From Augusta on I-20 -- Take I-20 west from Augusta and exit onto Highway 78 (north and/or west). Continue on Highway 78 to Athens. Turn left onto the Athens Bypass (Loop 10) southbound (signs to Watkinsville). Exit right at College Station Rd. Turn right at bottom of the ramp. Go over the railroad track and turn right at the light.
From Atlanta Airport -- Get directions to I-285 south and/or east. Go approximately 17 miles and exit onto I-20 east for approximately 20 miles. Exit right at Conyers (Highway 138, Exit 42). Turn left at top of ramp (Hwy 138). Continue for approximately 20 miles where Hwy 138 will merge into Hwy. 78 east. Continue on 78 east for approximately 15 miles and turn right onto Highway 316. Go approximately 4-5 miles until you reach the Athens Bypass (Loop 10). Turn right (southbound). Continue on Loop 10. Take College Station Road Exit and turn left at the bottom of the ramp. Go to second traffic light and turn right onto East Campus Rd.
From Greenville (I-85) -- Take I-85 South. Exit at the Carnesville-Athens Exit (Hwy. 106).Turn left, go over interstate and proceed on Hwy 106 thru Carnesville; approx 1 mile after Carnesville take the left fork at a convenience store and continue on Hwy 106 to Ila and onto Athens.
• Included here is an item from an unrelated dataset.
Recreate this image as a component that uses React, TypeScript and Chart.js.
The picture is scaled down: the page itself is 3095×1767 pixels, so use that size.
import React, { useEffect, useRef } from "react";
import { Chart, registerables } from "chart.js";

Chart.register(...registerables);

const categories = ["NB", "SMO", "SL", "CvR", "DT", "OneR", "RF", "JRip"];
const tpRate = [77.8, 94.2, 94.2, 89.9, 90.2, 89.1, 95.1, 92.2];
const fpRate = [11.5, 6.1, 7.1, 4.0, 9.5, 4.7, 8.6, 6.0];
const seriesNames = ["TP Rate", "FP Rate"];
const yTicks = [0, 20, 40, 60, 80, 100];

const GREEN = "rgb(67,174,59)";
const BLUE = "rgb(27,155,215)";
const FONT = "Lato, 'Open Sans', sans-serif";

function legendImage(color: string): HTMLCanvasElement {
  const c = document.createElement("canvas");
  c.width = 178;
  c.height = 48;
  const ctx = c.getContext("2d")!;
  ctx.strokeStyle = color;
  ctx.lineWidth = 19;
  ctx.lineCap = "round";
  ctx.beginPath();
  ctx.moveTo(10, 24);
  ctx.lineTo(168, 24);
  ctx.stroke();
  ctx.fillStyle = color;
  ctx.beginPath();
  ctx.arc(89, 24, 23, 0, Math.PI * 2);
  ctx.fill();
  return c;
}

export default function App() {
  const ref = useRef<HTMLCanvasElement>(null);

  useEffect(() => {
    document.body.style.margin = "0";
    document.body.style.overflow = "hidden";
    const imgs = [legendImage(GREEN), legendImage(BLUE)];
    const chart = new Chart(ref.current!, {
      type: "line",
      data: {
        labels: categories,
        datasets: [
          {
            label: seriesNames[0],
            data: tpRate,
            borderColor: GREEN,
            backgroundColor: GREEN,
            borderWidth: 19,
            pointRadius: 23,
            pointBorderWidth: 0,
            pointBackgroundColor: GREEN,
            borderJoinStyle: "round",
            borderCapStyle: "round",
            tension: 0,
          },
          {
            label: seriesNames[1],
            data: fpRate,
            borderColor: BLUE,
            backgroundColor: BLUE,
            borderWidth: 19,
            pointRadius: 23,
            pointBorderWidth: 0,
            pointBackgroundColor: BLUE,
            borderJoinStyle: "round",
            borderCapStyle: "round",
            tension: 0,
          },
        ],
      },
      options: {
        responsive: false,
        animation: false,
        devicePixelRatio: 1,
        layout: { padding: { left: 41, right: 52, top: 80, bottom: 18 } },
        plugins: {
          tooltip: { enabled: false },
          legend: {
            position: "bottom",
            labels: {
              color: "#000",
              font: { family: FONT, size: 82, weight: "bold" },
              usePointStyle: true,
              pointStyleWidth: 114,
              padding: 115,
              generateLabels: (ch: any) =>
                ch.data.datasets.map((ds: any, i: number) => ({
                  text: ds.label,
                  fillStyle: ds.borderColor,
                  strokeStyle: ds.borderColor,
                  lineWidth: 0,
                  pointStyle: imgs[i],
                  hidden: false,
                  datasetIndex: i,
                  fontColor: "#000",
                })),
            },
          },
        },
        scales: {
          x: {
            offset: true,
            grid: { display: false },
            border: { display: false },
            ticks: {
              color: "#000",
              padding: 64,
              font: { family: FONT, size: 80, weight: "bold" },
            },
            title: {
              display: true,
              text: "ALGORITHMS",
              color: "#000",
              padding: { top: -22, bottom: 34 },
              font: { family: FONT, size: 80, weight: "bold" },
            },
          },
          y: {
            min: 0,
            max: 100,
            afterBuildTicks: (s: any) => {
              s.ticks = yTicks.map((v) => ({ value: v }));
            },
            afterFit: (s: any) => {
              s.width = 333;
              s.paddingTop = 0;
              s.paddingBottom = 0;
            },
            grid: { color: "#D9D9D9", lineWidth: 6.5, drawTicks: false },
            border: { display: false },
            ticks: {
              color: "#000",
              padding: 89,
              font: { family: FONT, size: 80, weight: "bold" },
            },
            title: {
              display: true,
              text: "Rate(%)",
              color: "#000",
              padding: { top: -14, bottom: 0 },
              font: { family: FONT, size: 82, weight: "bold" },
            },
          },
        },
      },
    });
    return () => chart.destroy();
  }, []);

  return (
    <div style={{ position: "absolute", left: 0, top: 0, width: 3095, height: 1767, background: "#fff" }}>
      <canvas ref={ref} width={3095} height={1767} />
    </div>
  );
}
Hwy 106 will become North Ave. as you enter Athens; continue on North Ave. into downtown Athens area where you will cross over Oconee river bridge; proceed up hill to the 1st traffic light and turn left on Thomas street. Continue down Thomas which becomes East Campus Rd. The stadium is on your right.
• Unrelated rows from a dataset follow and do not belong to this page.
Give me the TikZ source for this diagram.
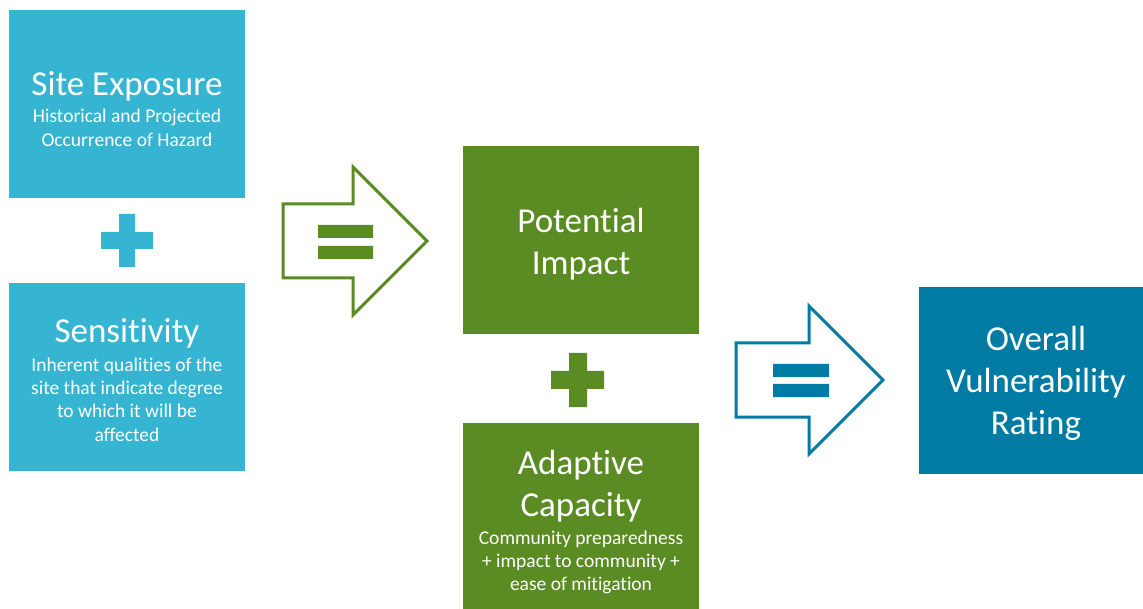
\documentclass[tikz,border=0pt]{standalone}
\usepackage{fontspec}
\setmainfont{Carlito}[Ligatures=NoCommon]
\usepackage{xcolor}
\usetikzlibrary{shapes,arrows,positioning,fit}
\definecolor{sky}{RGB}{53,181,209}
\definecolor{leaf}{RGB}{91,140,35}
\definecolor{sea}{RGB}{0,123,163}
\newcommand{\ttl}{\fontsize{35}{42}\selectfont}
\newcommand{\subtxt}{\fontsize{19.5}{23.3}\selectfont}

\begin{document}
\begin{tikzpicture}[x=1pt,y=-1pt,every node/.style={align=flush center,rectangle,inner sep=0pt,text=white,font=\ttl,text width=220pt},
  box/.style={minimum width=236pt,minimum height=188pt}]
\useasboundingbox (0,0) rectangle (1143,609);
\node[box,fill=sky] (expo) at (127,104) {};
\node[box,fill=sky] (sens) at (127,377) {};
\node[box,fill=leaf] (impact) at (581,240) {};
\node[box,fill=leaf,minimum height=186pt] (adapt) at (581,516) {};
\node[box,fill=sea,minimum width=224pt,minimum height=187pt] (rating) at (1031,380.5) {};

\node[yshift=-5pt] (expo-t) at (expo) {Site Exposure\par\vspace{4pt}\subtxt Historical and Projected\\ Occurrence of Hazard\par};
\node[yshift=-3pt] (sens-t) at (sens) {Sensitivity\par\vspace{5pt}\subtxt Inherent qualities of the\\ site that indicate degree\\ to which it will be\\ affected\par};
\node[yshift=-4pt] (impact-t) at (impact) {Potential\\ Impact\par};
\node[yshift=-6pt] (adapt-t) at (adapt) {Adaptive\\ Capacity\par\vspace{5pt}\subtxt Community preparedness\\ + impact to community +\\ ease of mitigation\par};
\node[xshift=5pt,yshift=-3pt] (rating-t) at (rating) {Overall\\ Vulnerability\\ Rating\par};

\fill[sky] (119,214) rectangle (135,267) (101,232) rectangle (153,249);
\fill[leaf] (569,353) rectangle (587,407) (551,371) rectangle (604,389);

\draw[leaf,line width=3pt,line join=miter] (283,204) -- (353,204) -- (353,167) -- (427,241) -- (353,315) -- (353,278) -- (283,278) -- cycle;
\fill[leaf] (318,225) rectangle (373,238) (318,246) rectangle (373,259);

\draw[sea,line width=3pt,line join=miter] (736,343) -- (809,343) -- (809,306) -- (883,380) -- (809,454) -- (809,417) -- (736,417) -- cycle;
\fill[sea] (773,364) rectangle (829,377) (773,384) rectangle (829,397);

\end{tikzpicture}
\end{document}
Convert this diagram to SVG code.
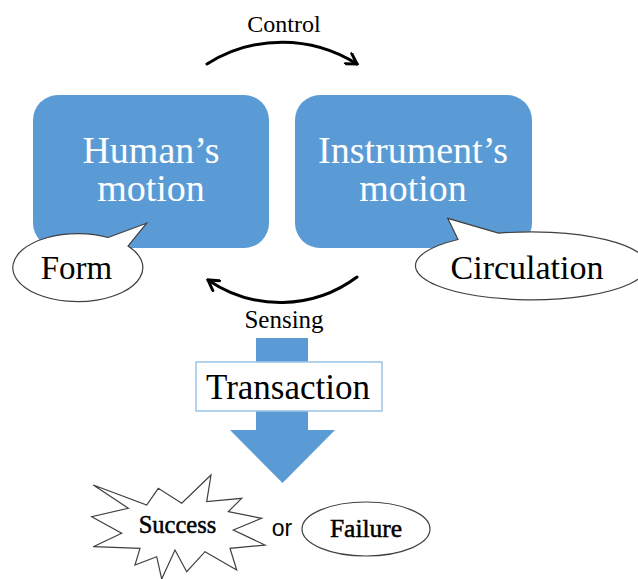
<svg xmlns="http://www.w3.org/2000/svg" width="638" height="579" viewBox="0 0 638 579">
  <style>
    .box { fill: #5B9BD5; }
    .boxText { font-family: "Liberation Serif", "DejaVu Serif", serif; font-size: 38px; fill: #FFFFFF; text-anchor: middle; }
    .label { font-family: "Liberation Serif", "DejaVu Serif", serif; fill: #000000; text-anchor: middle; }
    .heavy { stroke: #000000; stroke-width: 0.5; }
    .bubble { fill: #FFFFFF; stroke: #404040; stroke-width: 1.2; }
    .flow { fill: none; stroke: #000000; stroke-width: 3; stroke-linecap: round; }
  </style>
  <defs>
    <marker id="openArrow" markerUnits="userSpaceOnUse" viewBox="0 0 14 14" refX="12" refY="7" markerWidth="14" markerHeight="14" orient="auto">
      <path d="M2,1 L12,7 L2,13" fill="none" stroke="#000000" stroke-width="3" stroke-linecap="round" stroke-linejoin="miter"/>
    </marker>
  </defs>
  <rect width="638" height="579" fill="#FFFFFF"/>

  <!-- cycle connectors between the two motion nodes -->
  <g id="connectors">
    <path class="flow" d="M207,64 A140,140 0 0 1 357,64" marker-end="url(#openArrow)"/>
    <text class="label" x="284" y="32" font-size="24">Control</text>
    <path class="flow" d="M357,277 A128,128 0 0 1 208,280" marker-end="url(#openArrow)"/>
    <text class="label" x="284" y="328" font-size="25">Sensing</text>
  </g>

  <g id="human-motion">
    <rect class="box" x="33" y="95" width="236" height="153" rx="25" ry="25"/>
    <text class="boxText" x="151" y="163">Human’s</text>
    <text class="boxText" x="151" y="201">motion</text>
  </g>

  <g id="instrument-motion">
    <rect class="box" x="295" y="95" width="237" height="153" rx="25" ry="25"/>
    <text class="boxText" x="413" y="163">Instrument’s</text>
    <text class="boxText" x="413" y="201">motion</text>
  </g>

  <!-- speech bubble: Form -->
  <g id="form">
    <path class="bubble" d="M108,237.5 L146.5,223.3 L128,246 A65,34 0 1 1 108,237.5 Z"/>
    <text class="label" x="76.5" y="279" font-size="33">Form</text>
  </g>

  <!-- speech bubble: Circulation -->
  <g id="circulation">
    <path class="bubble" d="M458,239.5 L447.7,218.3 L498.6,233.2 A116,34 0 1 1 458,239.5 Z"/>
    <text class="label" x="527" y="279" font-size="34">Circulation</text>
  </g>

  <!-- downward block arrow with Transaction label -->
  <g id="transaction">
    <path class="box" d="M256,338 L308,338 L308,430 L335,430 L282.5,483 L230,430 L256,430 Z"/>
    <rect x="196" y="362" width="186" height="49" fill="#FFFFFF" stroke="#9DC3E6" stroke-width="1.5"/>
    <text class="label" x="288" y="399" font-size="35">Transaction</text>
  </g>

  <g id="success">
    <polygon class="bubble" points="93.3,485 146.7,505 158.3,488.3 181.7,503.3 211,475 206.7,501.7 241.7,498.3 228.3,511.7 261.7,518.3 233.3,530 265,545 230,548.3 236.7,570 205,551.7 186.7,571.7 175,550 161.7,579 156.7,556.7 135,565 140,548.3 93.3,546.7 121.7,533.3 91.7,516.7 128.3,508.3"/>
    <text class="label heavy" x="177.5" y="533" font-size="24.5">Success</text>
  </g>

  <text id="or" x="282" y="536" font-family="'Liberation Sans', Arial, sans-serif" font-size="23" text-anchor="middle" fill="#000000">or</text>

  <g id="failure">
    <ellipse class="bubble" cx="366" cy="529" rx="64" ry="27"/>
    <text class="label heavy" x="366" y="537" font-size="25.5">Failure</text>
  </g>
</svg>
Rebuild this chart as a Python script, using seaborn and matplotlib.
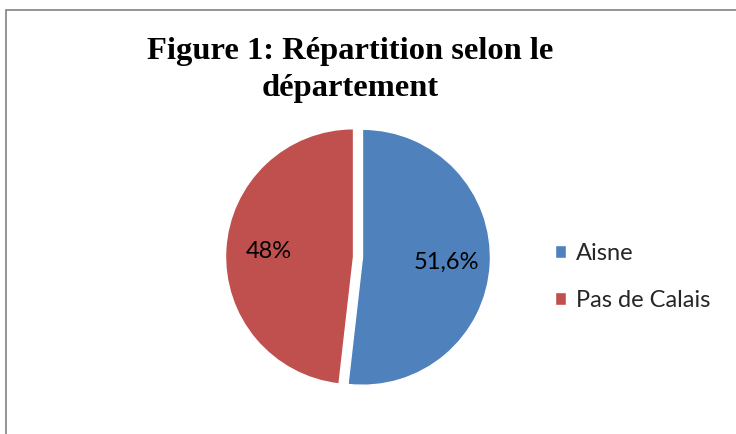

From Birmingham on I-20 -- Take I-20 east from Birmingham. Exit right at Conyers (Highway 138, Exit 42). Turn left at top of ramp (Hwy 138). Continue for approximately 20 miles where Hwy 138 will merge into Hwy. 78 east. Continue on 78 east for approximately 15 miles and turn right onto Highway 316. Go approximately 4-5 miles until you reach the Athens Bypass (Loop 10). Turn right (southbound). Continue on Loop 10. Take College Station Road Exit and turn left at the bottom of the ramp. Go to second traffic light and turn right onto East Campus Rd.